===== Data provided =====

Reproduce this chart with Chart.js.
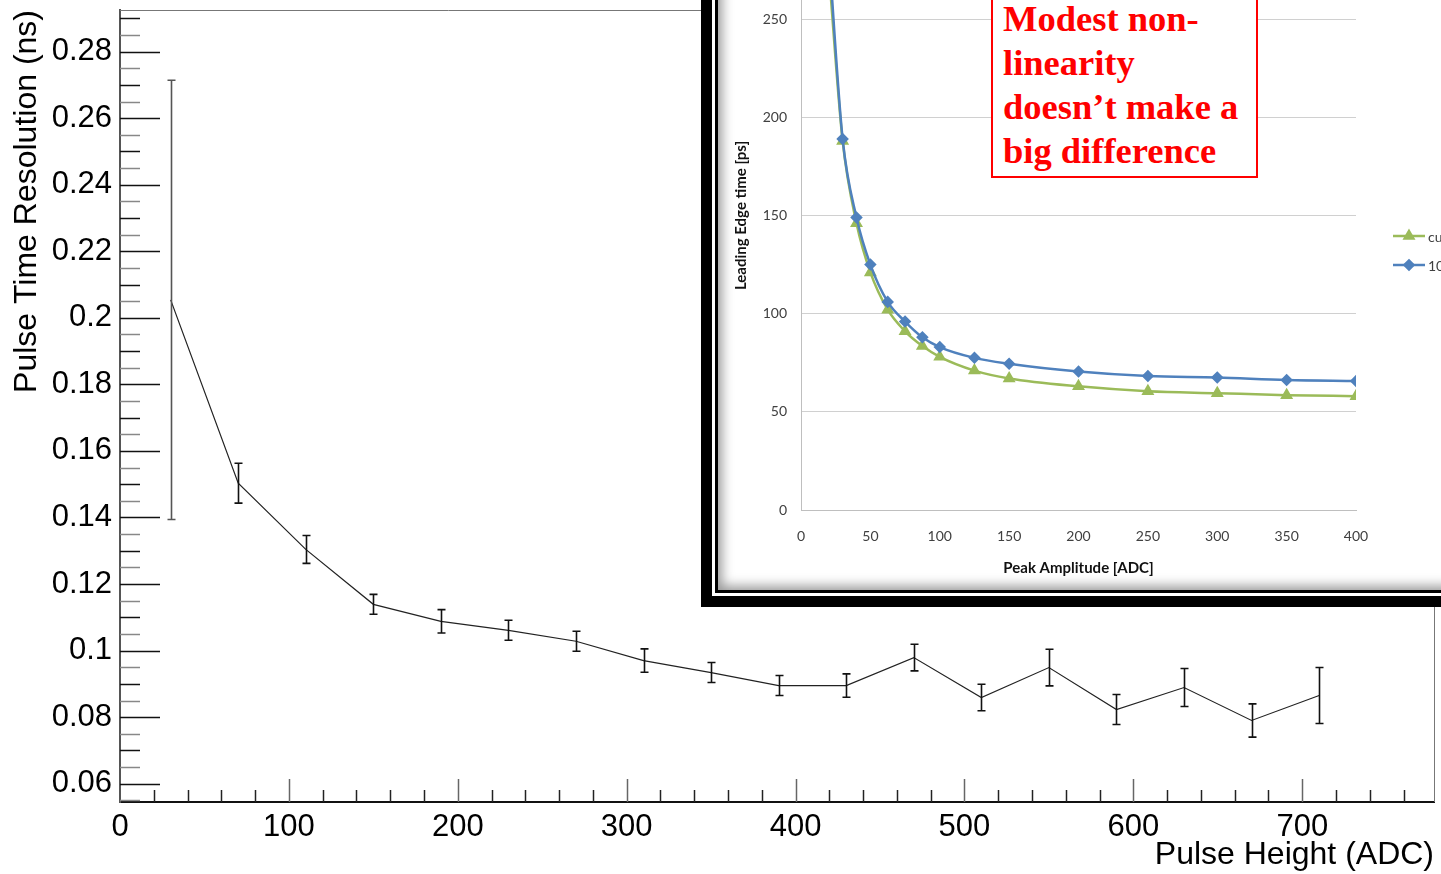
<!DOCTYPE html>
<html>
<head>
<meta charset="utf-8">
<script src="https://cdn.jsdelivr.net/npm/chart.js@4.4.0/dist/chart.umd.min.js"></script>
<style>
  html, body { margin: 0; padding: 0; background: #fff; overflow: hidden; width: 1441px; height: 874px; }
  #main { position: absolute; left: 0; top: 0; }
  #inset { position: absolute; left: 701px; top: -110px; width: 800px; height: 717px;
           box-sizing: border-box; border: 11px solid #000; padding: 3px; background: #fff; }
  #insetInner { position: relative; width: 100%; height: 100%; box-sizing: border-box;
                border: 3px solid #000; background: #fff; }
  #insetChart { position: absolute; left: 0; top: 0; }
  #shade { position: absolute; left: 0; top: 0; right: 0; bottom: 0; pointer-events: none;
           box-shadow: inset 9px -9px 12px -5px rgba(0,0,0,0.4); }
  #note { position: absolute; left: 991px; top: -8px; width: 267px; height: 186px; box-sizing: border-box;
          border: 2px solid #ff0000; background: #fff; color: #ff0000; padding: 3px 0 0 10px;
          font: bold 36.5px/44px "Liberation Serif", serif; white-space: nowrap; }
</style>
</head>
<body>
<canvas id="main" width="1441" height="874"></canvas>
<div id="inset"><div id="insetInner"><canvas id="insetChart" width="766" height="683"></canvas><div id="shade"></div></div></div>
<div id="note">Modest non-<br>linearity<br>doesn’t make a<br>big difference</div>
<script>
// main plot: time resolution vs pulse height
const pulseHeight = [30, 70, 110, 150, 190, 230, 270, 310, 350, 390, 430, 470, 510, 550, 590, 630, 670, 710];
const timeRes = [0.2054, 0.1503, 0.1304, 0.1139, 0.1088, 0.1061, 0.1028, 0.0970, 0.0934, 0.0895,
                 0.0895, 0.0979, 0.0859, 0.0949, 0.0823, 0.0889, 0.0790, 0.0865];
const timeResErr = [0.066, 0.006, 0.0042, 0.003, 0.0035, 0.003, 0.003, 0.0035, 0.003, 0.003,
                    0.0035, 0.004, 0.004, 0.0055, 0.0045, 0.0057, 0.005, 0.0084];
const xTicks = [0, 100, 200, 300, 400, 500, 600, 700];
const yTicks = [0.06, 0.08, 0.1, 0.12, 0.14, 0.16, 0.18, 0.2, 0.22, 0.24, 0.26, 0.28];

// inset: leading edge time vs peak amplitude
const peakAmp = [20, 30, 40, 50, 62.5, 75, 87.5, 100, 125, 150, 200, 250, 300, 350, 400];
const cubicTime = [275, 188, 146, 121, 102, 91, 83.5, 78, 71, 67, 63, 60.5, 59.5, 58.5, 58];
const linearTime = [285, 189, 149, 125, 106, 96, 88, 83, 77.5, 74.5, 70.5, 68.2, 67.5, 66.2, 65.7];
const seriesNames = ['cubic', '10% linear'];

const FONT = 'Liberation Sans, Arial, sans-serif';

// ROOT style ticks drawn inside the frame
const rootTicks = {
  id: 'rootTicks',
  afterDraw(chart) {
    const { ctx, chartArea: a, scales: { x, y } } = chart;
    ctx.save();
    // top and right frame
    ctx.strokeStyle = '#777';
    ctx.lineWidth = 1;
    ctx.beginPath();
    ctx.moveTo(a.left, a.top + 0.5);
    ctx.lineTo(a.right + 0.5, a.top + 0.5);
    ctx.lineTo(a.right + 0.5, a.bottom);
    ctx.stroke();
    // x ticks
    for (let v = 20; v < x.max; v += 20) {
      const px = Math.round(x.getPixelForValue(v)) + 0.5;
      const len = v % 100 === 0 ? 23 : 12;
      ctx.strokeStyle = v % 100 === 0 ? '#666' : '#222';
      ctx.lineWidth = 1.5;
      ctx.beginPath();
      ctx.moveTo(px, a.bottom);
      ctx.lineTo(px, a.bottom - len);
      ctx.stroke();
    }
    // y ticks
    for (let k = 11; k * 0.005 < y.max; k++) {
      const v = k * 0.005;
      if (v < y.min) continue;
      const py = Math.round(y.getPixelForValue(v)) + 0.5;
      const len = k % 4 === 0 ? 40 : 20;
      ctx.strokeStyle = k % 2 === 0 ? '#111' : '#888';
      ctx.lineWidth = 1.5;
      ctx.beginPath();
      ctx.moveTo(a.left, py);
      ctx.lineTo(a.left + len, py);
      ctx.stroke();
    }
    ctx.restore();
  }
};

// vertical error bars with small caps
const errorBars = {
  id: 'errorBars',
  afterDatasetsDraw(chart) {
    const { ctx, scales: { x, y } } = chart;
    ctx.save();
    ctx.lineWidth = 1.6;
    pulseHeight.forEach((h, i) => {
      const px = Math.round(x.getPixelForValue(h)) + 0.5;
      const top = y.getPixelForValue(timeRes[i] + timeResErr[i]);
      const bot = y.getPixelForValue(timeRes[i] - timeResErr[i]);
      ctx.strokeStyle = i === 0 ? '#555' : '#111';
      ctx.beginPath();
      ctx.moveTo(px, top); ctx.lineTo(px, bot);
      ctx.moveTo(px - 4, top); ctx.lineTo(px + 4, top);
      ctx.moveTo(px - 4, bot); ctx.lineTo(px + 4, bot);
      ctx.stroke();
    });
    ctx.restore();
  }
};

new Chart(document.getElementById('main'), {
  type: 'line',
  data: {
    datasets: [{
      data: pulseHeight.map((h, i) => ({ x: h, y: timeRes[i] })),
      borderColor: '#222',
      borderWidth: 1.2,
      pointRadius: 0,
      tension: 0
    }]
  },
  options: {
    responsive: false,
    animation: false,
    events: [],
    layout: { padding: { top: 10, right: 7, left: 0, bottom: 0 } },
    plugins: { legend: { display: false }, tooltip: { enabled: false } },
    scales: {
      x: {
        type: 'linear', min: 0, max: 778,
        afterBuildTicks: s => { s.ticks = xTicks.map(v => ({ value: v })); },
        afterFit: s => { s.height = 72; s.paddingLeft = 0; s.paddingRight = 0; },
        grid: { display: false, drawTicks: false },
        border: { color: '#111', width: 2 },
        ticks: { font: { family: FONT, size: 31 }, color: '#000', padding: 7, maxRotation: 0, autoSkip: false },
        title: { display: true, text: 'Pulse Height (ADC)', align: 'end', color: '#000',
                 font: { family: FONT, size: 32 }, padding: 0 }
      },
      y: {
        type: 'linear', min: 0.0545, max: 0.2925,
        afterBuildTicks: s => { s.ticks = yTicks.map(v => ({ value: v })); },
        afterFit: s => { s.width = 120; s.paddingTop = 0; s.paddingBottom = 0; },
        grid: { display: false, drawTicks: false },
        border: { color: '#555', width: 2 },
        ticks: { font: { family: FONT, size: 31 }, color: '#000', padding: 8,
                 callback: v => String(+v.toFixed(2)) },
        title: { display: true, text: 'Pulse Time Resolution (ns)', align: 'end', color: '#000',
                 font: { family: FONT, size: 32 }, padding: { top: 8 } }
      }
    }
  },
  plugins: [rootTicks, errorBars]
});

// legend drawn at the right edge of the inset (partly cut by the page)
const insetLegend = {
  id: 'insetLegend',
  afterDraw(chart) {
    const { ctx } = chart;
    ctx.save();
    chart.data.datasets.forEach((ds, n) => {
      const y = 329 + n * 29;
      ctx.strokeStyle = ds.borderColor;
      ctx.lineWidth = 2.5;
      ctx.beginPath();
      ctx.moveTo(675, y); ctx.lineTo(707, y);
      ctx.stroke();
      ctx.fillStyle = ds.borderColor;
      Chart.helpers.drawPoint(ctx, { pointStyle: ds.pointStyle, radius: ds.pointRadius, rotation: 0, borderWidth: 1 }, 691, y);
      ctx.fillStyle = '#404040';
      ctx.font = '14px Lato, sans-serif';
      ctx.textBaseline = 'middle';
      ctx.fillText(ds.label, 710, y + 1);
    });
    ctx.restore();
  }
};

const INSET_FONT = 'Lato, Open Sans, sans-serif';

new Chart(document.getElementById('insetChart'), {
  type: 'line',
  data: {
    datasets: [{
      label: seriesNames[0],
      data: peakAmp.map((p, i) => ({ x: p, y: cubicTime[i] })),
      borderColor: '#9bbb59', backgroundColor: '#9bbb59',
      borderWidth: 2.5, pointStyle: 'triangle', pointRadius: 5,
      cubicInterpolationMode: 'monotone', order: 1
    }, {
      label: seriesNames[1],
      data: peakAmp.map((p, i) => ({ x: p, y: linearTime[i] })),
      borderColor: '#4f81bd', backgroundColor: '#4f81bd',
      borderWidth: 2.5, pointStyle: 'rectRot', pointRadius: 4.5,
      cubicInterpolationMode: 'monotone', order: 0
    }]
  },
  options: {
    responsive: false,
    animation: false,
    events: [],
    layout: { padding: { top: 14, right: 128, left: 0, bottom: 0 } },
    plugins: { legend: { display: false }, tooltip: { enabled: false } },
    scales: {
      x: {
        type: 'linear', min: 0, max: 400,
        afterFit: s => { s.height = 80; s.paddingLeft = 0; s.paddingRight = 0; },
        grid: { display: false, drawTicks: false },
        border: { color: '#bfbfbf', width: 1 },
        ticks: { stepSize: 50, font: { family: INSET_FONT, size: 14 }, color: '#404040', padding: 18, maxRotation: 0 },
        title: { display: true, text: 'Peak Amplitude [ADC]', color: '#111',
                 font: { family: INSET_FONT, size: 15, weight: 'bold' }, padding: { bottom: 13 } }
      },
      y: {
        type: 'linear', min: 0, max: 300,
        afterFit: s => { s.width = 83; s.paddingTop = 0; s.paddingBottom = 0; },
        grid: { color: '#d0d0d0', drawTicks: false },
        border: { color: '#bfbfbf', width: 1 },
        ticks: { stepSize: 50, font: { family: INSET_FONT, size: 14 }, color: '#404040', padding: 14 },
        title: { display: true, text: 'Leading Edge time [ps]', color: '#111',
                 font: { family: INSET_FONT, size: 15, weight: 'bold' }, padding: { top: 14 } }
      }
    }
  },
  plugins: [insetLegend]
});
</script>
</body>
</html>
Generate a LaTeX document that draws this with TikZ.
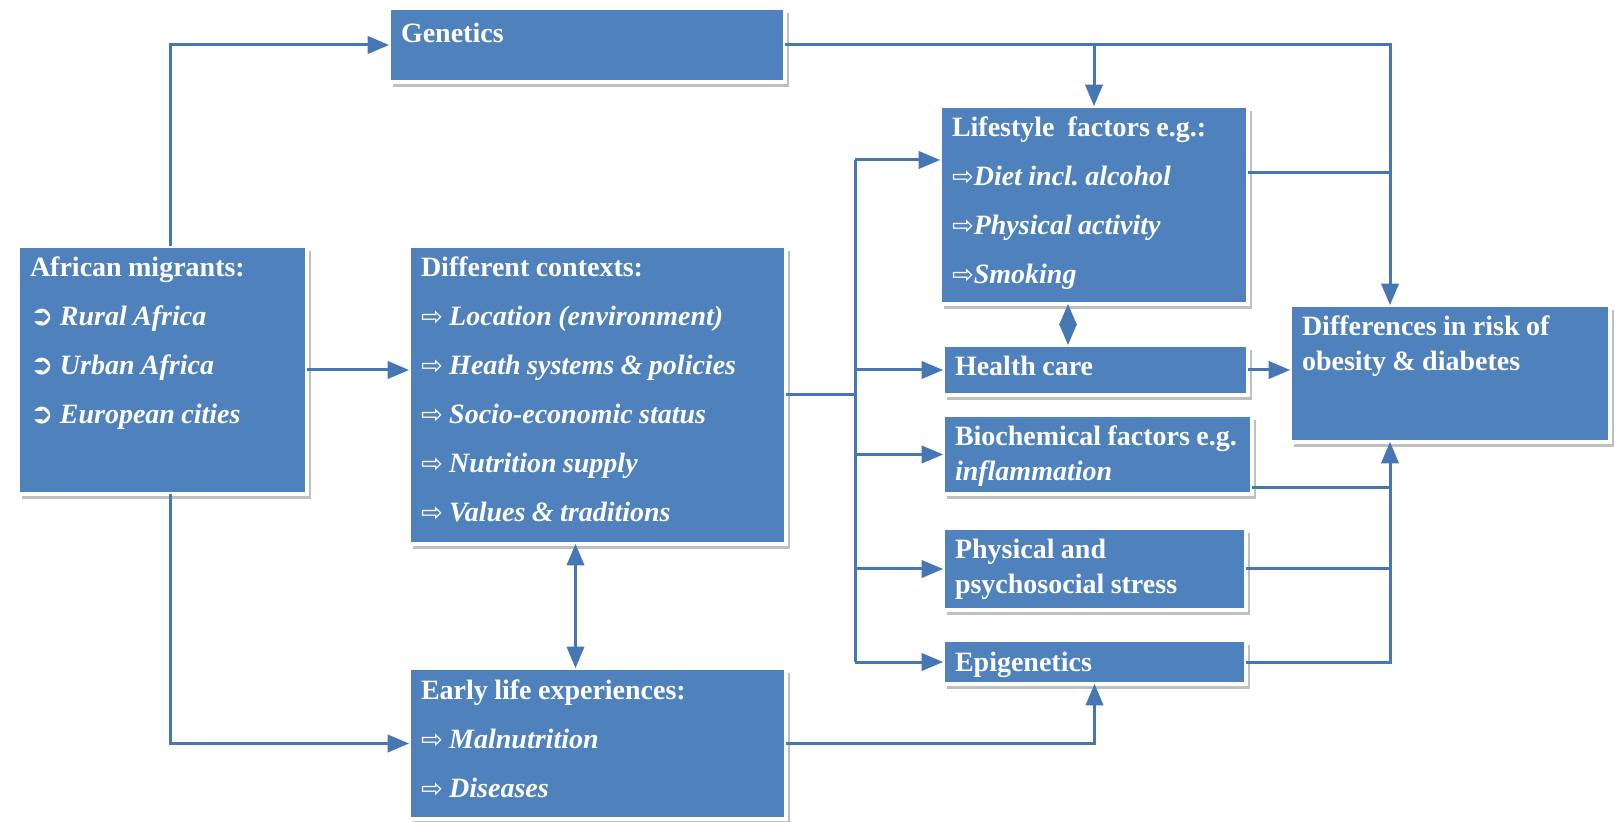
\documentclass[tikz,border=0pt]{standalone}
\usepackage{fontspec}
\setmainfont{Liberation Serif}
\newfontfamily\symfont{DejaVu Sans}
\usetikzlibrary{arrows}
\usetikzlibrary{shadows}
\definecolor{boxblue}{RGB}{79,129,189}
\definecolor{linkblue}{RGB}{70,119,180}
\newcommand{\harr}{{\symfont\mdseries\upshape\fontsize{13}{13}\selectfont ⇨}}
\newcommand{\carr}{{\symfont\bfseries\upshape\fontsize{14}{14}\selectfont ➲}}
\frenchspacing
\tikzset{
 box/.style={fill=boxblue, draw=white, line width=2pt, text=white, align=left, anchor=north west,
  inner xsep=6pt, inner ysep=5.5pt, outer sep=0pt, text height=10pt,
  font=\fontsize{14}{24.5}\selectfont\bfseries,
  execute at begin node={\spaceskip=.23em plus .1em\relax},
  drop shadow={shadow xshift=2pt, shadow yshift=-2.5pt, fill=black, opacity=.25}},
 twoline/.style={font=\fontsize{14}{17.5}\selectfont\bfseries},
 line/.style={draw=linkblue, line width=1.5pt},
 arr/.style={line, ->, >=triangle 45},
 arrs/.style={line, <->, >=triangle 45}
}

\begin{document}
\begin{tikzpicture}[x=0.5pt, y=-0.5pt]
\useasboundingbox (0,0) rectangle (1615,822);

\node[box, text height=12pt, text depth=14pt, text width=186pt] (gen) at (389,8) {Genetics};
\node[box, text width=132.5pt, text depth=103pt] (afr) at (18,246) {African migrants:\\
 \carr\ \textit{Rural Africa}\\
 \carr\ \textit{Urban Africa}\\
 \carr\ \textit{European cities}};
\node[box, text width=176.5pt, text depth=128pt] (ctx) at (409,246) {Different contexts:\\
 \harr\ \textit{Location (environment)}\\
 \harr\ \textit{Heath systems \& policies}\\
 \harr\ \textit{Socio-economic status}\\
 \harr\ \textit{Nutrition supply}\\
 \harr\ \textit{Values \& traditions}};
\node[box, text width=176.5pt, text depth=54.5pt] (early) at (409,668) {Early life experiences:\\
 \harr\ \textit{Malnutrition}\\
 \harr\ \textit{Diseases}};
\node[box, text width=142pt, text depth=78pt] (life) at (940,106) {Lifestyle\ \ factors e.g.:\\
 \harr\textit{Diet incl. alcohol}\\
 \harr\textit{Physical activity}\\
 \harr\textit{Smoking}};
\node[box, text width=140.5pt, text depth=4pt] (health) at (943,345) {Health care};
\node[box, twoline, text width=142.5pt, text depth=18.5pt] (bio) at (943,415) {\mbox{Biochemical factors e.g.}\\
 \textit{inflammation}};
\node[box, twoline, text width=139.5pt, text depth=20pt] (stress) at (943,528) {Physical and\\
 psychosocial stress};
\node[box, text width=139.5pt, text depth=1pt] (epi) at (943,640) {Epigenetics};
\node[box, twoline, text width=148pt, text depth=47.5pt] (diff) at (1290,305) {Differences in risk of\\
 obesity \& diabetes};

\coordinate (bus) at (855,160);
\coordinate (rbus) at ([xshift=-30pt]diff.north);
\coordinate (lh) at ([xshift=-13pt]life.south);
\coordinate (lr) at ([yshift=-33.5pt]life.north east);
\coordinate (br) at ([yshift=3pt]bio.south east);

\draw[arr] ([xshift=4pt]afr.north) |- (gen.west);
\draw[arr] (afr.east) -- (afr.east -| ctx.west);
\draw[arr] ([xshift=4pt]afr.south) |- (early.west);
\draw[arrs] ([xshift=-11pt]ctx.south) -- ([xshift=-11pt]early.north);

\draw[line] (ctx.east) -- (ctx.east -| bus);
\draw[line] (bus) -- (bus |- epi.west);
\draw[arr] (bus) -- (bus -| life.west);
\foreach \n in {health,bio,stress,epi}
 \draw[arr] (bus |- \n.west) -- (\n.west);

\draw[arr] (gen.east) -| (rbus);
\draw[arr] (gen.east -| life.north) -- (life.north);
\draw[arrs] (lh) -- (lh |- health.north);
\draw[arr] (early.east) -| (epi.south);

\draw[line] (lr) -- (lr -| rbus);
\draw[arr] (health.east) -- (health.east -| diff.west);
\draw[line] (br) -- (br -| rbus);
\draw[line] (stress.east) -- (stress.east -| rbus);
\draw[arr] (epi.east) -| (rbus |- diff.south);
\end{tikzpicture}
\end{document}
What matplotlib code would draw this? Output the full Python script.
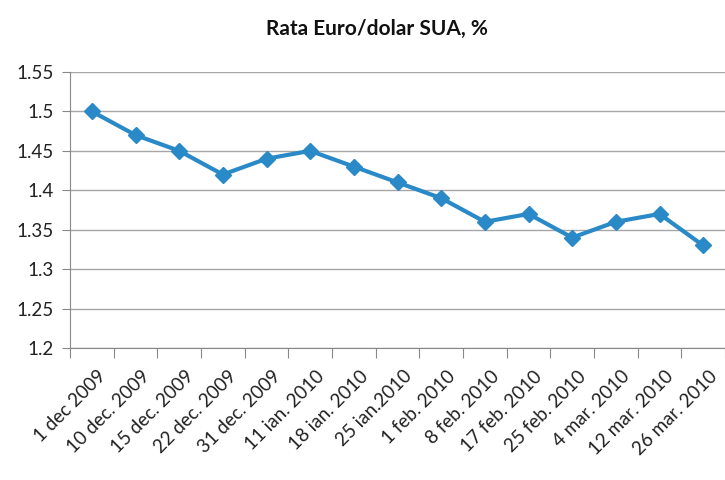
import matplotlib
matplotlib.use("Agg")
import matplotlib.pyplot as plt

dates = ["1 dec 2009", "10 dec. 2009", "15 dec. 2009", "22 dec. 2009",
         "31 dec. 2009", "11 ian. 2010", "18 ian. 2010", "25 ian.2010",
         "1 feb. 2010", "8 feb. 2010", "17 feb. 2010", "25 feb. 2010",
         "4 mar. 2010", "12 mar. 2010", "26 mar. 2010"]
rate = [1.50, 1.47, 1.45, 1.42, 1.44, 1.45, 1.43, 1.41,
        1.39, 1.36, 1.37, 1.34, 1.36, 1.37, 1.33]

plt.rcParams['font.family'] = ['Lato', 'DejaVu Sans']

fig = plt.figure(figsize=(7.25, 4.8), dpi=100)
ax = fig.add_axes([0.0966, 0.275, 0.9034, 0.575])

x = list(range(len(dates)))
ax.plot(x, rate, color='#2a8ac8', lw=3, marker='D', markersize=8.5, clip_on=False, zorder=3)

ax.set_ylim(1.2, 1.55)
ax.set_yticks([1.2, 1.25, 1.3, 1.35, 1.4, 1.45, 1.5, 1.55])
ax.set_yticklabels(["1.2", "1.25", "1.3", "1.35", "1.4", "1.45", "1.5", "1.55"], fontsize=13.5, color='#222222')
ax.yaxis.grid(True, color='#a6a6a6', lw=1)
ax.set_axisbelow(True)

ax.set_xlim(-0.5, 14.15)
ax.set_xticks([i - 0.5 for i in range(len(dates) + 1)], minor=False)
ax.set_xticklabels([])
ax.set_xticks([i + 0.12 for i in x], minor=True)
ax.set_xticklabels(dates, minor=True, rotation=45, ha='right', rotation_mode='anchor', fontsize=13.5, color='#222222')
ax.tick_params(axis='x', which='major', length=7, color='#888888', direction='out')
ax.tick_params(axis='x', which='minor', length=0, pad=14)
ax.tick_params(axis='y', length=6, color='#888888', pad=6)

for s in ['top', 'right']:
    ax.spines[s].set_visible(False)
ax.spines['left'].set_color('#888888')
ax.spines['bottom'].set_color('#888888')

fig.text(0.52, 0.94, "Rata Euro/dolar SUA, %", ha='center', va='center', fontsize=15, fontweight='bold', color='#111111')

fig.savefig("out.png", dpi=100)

=====

Exercise prompt
Go through the entries above and copy every line containing "script".

Reply to the task
<script src="https://cdn.jsdelivr.net/npm/chart.js@4.4.0/dist/chart.umd.min.js"></script>
<script>
</script>
What matplotlib code would draw this? Output the full Python script.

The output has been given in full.